Arts, music, crafts & performance
Where the scoreboard meets poetry: judges award points for beauty, clarity of narrative, and technical mastery — not only for speed.
Takona — painted skin as archive
Takona turns torsos and faces into manuscripts. Artists blend mineral and vegetable pigments to depict clan emblems, ocean fauna, celestial cycles, and sometimes satirical jabs at mainland politics. Judges ask candidates to explain motifs orally, so the competition doubles as public history lesson. Tourists should admire from a respectful distance — these are not carnival props but ranked artworks.
Riu — choral battles
Riu segments pit coordinated choirs against one another in call-and-response forms rooted in Polynesian oratory. Lyrics may revive genealogies, love epics, or protest narratives. Volume matters, but diction and harmonic discipline decide medals. Evening stages at Hanga Vare Vare amplify voices across the football pitch, so even households cooking dinner overhear the rehearsal of identity.

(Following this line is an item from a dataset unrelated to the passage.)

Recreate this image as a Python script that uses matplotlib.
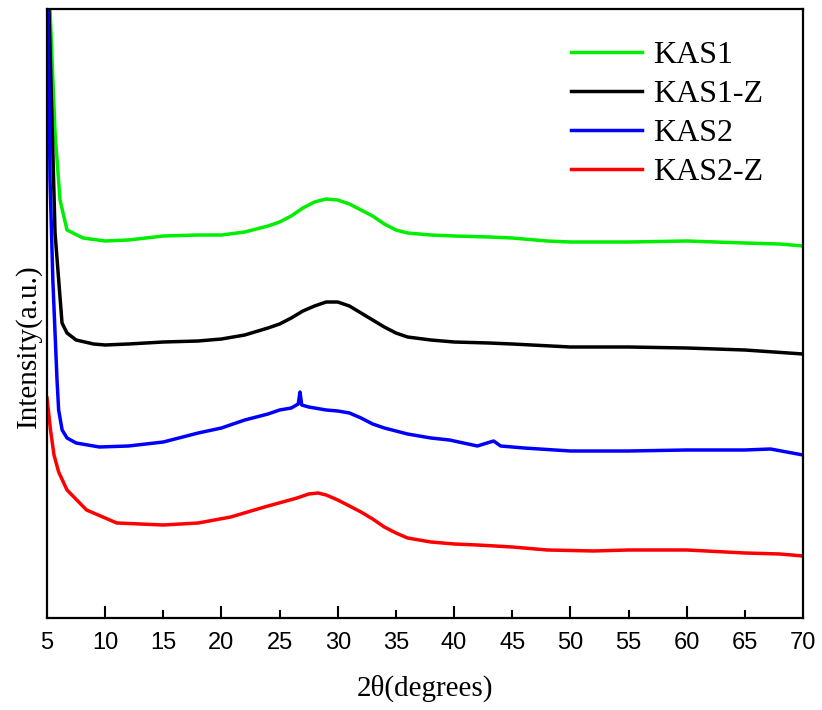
import matplotlib
matplotlib.use("Agg")
import matplotlib.pyplot as plt

# 2theta (deg) / intensity (a.u.)
kas1_x = [5.0, 5.26, 5.69, 6.12, 6.72, 8.1, 10, 12, 15, 18, 20, 22, 24, 25, 26, 27, 28, 29, 30,
          31, 32, 33, 34, 35, 36, 38, 40, 43, 45, 48, 50, 55, 60, 65, 68, 70]
kas1_y = [678, 608, 485, 418, 388, 380, 377, 378, 382, 383, 383, 386, 392, 396, 402, 410, 416, 419, 418,
          414, 408, 402, 394, 388, 385, 383, 382, 381, 380, 377, 376, 376, 377, 375, 374, 372]

kas1z_x = [5.0, 5.17, 5.69, 6.29, 6.72, 7.5, 9, 10, 12, 15, 18, 20, 22, 24, 25, 26, 27, 28, 29, 30,
           31, 32, 33, 34, 35, 36, 38, 40, 43, 45, 50, 55, 60, 65, 70]
kas1z_y = [648, 608, 385, 295, 285, 278, 274, 273, 274, 276, 277, 279, 283, 290, 294, 300, 307, 312, 316, 316,
           312, 305, 298, 291, 285, 281, 278, 276, 275, 274, 271, 271, 270, 268, 264]

kas2_x = [5.0, 5.09, 5.26, 5.5, 5.86, 6.0, 6.3, 6.72, 7.5, 9.5, 12, 15, 18, 20, 22, 24, 25, 26, 26.6,
          26.75, 26.9, 27.5, 28, 29, 30, 31, 32, 33, 34, 35, 36, 38, 39.6, 42, 43.4, 44, 46, 50, 55,
          60, 65, 67.2, 70]
kas2_y = [658, 608, 438, 338, 238, 208, 188, 180, 175, 171, 172, 176, 185, 190, 198, 204, 208, 210, 214,
          226, 213, 211, 210, 208, 207, 205, 200, 194, 190, 187, 184, 180, 178, 172, 177, 172, 170, 167, 167,
          168, 168, 169, 163]

kas2z_x = [5.0, 5.3, 5.6, 6.0, 6.72, 8.4, 11, 15, 18, 20.8, 23.7, 26.5, 27.5, 28.3, 29, 30, 31, 32, 33,
           34, 35, 36, 38, 40, 42, 45, 48, 52, 55, 60, 65, 68, 70]
kas2z_y = [220, 188, 163, 146, 128, 108, 95, 93, 95, 101, 111, 120, 124, 125, 123, 118, 112, 106, 99,
           91, 85, 80, 76, 74, 73, 71, 68, 67, 68, 68, 65, 64, 62]

tick_vals = list(range(5, 71, 5))

fig = plt.figure(figsize=(8.22, 7.10), dpi=100)
ax = fig.add_axes([0.0572, 0.1296, 0.9197, 0.8577])

ax.plot(kas1_x, kas1_y, color="#00ee00", lw=2.5, label="KAS1")
ax.plot(kas1z_x, kas1z_y, color="black", lw=2.5, label="KAS1-Z")
ax.plot(kas2_x, kas2_y, color="#0000ff", lw=2.5, label="KAS2")
ax.plot(kas2z_x, kas2z_y, color="#ff0000", lw=2.5, label="KAS2-Z")

ax.set_xlim(5, 70)
ax.set_ylim(0, 609)
ax.set_xticks(tick_vals)
ax.set_xticklabels([str(v) for v in tick_vals], family="Liberation Sans", fontsize=17)
ax.set_yticks([])
ax.tick_params(axis="x", which="both", length=0, pad=10)

# tick marks pointing in: long on multiples of 10, short on odd fives
for v in tick_vals[1:-1]:
    h = 0.018 if v % 10 == 0 else 0.011
    ax.plot([v, v], [0, h], transform=ax.get_xaxis_transform(), color="black", lw=1.5, clip_on=False)

for s in ax.spines.values():
    s.set_linewidth(1.6)

ax.set_xlabel("2θ(degrees)", family="Liberation Serif", fontsize=21, labelpad=15)
ax.set_ylabel("Intensity(a.u.)", family="Liberation Serif", fontsize=21)
ax.yaxis.set_label_coords(-0.007, 0.447)

ax.legend(loc="upper right", bbox_to_anchor=(0.985, 0.995), frameon=False,
          prop={"family": "Liberation Serif", "size": 23},
          handlelength=2.2, handletextpad=0.35, labelspacing=0.3)

fig.savefig("out.png", dpi=100)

Kai-kai — string figures as literature
In kai-kai, performers twist twine between fingers to sculpt birds, canoes, lovers, and constellations while chanting the story each figure unlocks. The discipline preserves a pre-digital graphic language; children often train years before daring festival heats.
Carving, jewellery, and timed craft heats
Teams receive identical blanks of wood or volcanic stone and must produce moai miniatures, spears, or shell ornaments under countdown clocks. Chips fly, elders hover with measuring tapes, and dust-caked competitors sprint to polishing stations. These heats prove that artisan speed still signals status.
Umu and food presentation
Earth-oven (umu) displays showcase breadfruit, tuna, sweet potato, and island-specific preparations. Presentation trays are judged for arrangement, taste, and adherence to sustainable harvesting norms stressed by local authorities.
Costume ateliers behind the scenes
Months before February, garages become sweatshops of feathers, tapa cloth, and LED accents. Photographers craving portraits should ask permission; many designs are family IP.